_TO DO_:
Give the material once more, word for word, without any images.

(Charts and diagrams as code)

-- -- --

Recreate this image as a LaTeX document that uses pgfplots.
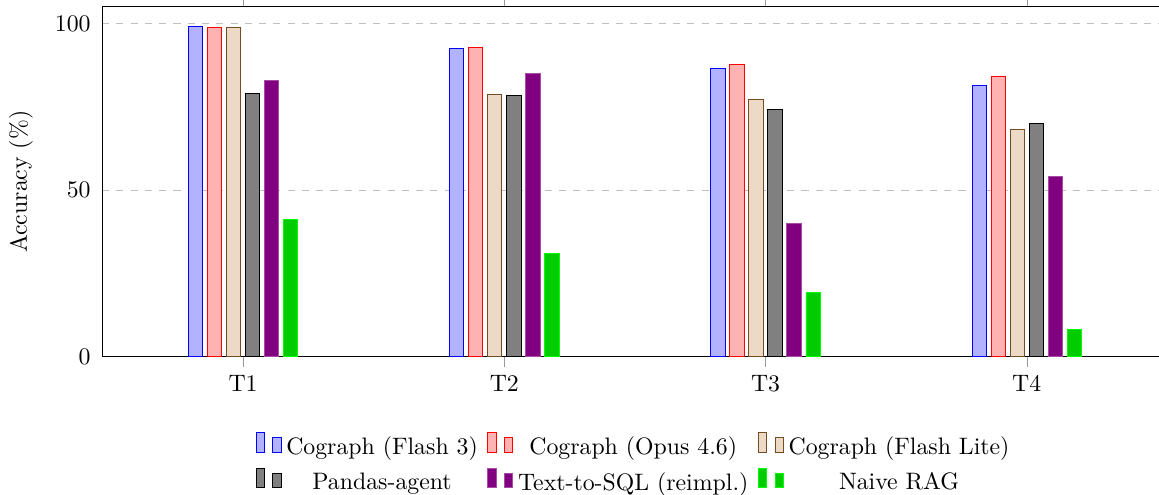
\documentclass[border=0pt]{standalone}
\usepackage{pgfplots}
\pgfplotsset{compat=1.18}
\begin{document}
\begin{tikzpicture}
\begin{axis}[
  scale only axis,
  width=448pt, height=147pt,
  ybar=2pt, bar width=6pt,
  xmin=-0.54, xmax=3.54,
  ymin=0, ymax=105,
  xtick={0,1,2,3},
  xticklabels={T1,T2,T3,T4},
  x tick style={black!40},
  xtick align=outside,
  major tick length=4.2pt,
  ytick={0,50,100},
  ytick style={draw=none},
  yticklabel style={xshift=-1.3pt},
  ymajorgrids=true,
  grid style={dashed, gray!50},
  ylabel={Accuracy (\%)},
  ylabel style={yshift=2.4pt},
  legend columns=3,
  legend cell align=center,
  legend style={draw=none, at={(0.5,-0.2)}, anchor=north, row sep=2pt, /tikz/every even column/.append style={column sep=2pt}},
  legend image code/.code={\draw[#1,/tikz/.cd,bar width=3.5pt,yshift=-0.2em,bar shift=0pt] plot coordinates {(0cm,0.8em) (7pt,0.6em)};},
]
\addplot[draw=blue, fill=blue!30] coordinates {(0,99.0) (1,92.4) (2,86.4) (3,81.4)};
\addplot[draw=red, fill=red!30] coordinates {(0,98.7) (1,92.7) (2,87.8) (3,84.1)};
\addplot[draw=brown!60!black, fill=brown!30] coordinates {(0,98.7) (1,78.8) (2,77.2) (3,68.1)};
\addplot[draw=black, fill=gray] coordinates {(0,78.9) (1,78.3) (2,74.2) (3,69.9)};
\addplot[draw=violet!70, fill=violet] coordinates {(0,82.8) (1,84.9) (2,39.9) (3,54.0)};
\addplot[draw=green, fill=green!80!black] coordinates {(0,41.1) (1,30.9) (2,19.1) (3,8.0)};
\legend{Cograph (Flash 3), Cograph (Opus 4.6), Cograph (Flash Lite), Pandas-agent, Text-to-SQL (reimpl.), Naive RAG}
\end{axis}
\pgfresetboundingbox
\path[use as bounding box] (-42.9pt,-57.8pt) rectangle (444.3pt,149.9pt);
\end{tikzpicture}
\end{document}
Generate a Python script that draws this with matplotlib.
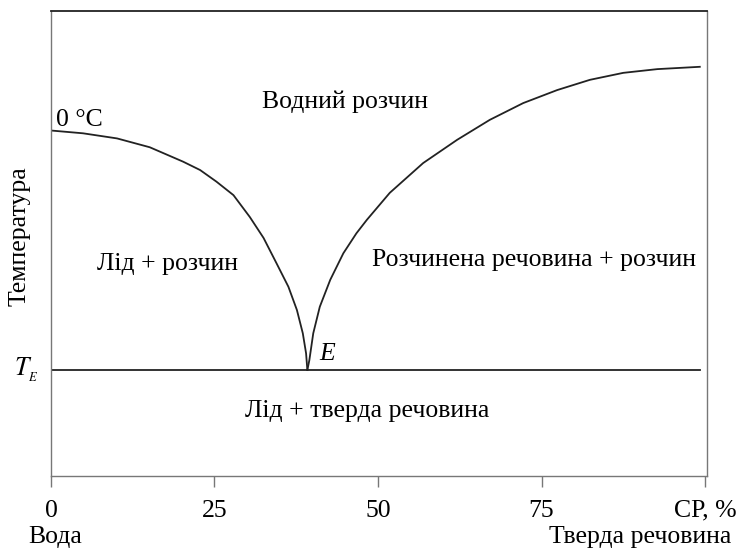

-- -- --

_FULL ANSWER_:
Recreate this image as a LaTeX document that uses pgfplots.
\documentclass[border=0pt]{standalone}
\usepackage{pgfplots}
\pgfplotsset{compat=1.18}
\begin{document}
\begin{tikzpicture}
\begin{axis}[
  scale only axis,
  width=448pt, height=147pt,
  ybar=2pt, bar width=6pt,
  xmin=-0.54, xmax=3.54,
  ymin=0, ymax=105,
  xtick={0,1,2,3},
  xticklabels={T1,T2,T3,T4},
  x tick style={black!40},
  xtick align=outside,
  major tick length=4.2pt,
  ytick={0,50,100},
  ytick style={draw=none},
  yticklabel style={xshift=-1.3pt},
  ymajorgrids=true,
  grid style={dashed, gray!50},
  ylabel={Accuracy (\%)},
  ylabel style={yshift=2.4pt},
  legend columns=3,
  legend cell align=center,
  legend style={draw=none, at={(0.5,-0.2)}, anchor=north, row sep=2pt, /tikz/every even column/.append style={column sep=2pt}},
  legend image code/.code={\draw[#1,/tikz/.cd,bar width=3.5pt,yshift=-0.2em,bar shift=0pt] plot coordinates {(0cm,0.8em) (7pt,0.6em)};},
]
\addplot[draw=blue, fill=blue!30] coordinates {(0,99.0) (1,92.4) (2,86.4) (3,81.4)};
\addplot[draw=red, fill=red!30] coordinates {(0,98.7) (1,92.7) (2,87.8) (3,84.1)};
\addplot[draw=brown!60!black, fill=brown!30] coordinates {(0,98.7) (1,78.8) (2,77.2) (3,68.1)};
\addplot[draw=black, fill=gray] coordinates {(0,78.9) (1,78.3) (2,74.2) (3,69.9)};
\addplot[draw=violet!70, fill=violet] coordinates {(0,82.8) (1,84.9) (2,39.9) (3,54.0)};
\addplot[draw=green, fill=green!80!black] coordinates {(0,41.1) (1,30.9) (2,19.1) (3,8.0)};
\legend{Cograph (Flash 3), Cograph (Opus 4.6), Cograph (Flash Lite), Pandas-agent, Text-to-SQL (reimpl.), Naive RAG}
\end{axis}
\pgfresetboundingbox
\path[use as bounding box] (-42.9pt,-57.8pt) rectangle (444.3pt,149.9pt);
\end{tikzpicture}
\end{document}
Generate a Python script that draws this with matplotlib.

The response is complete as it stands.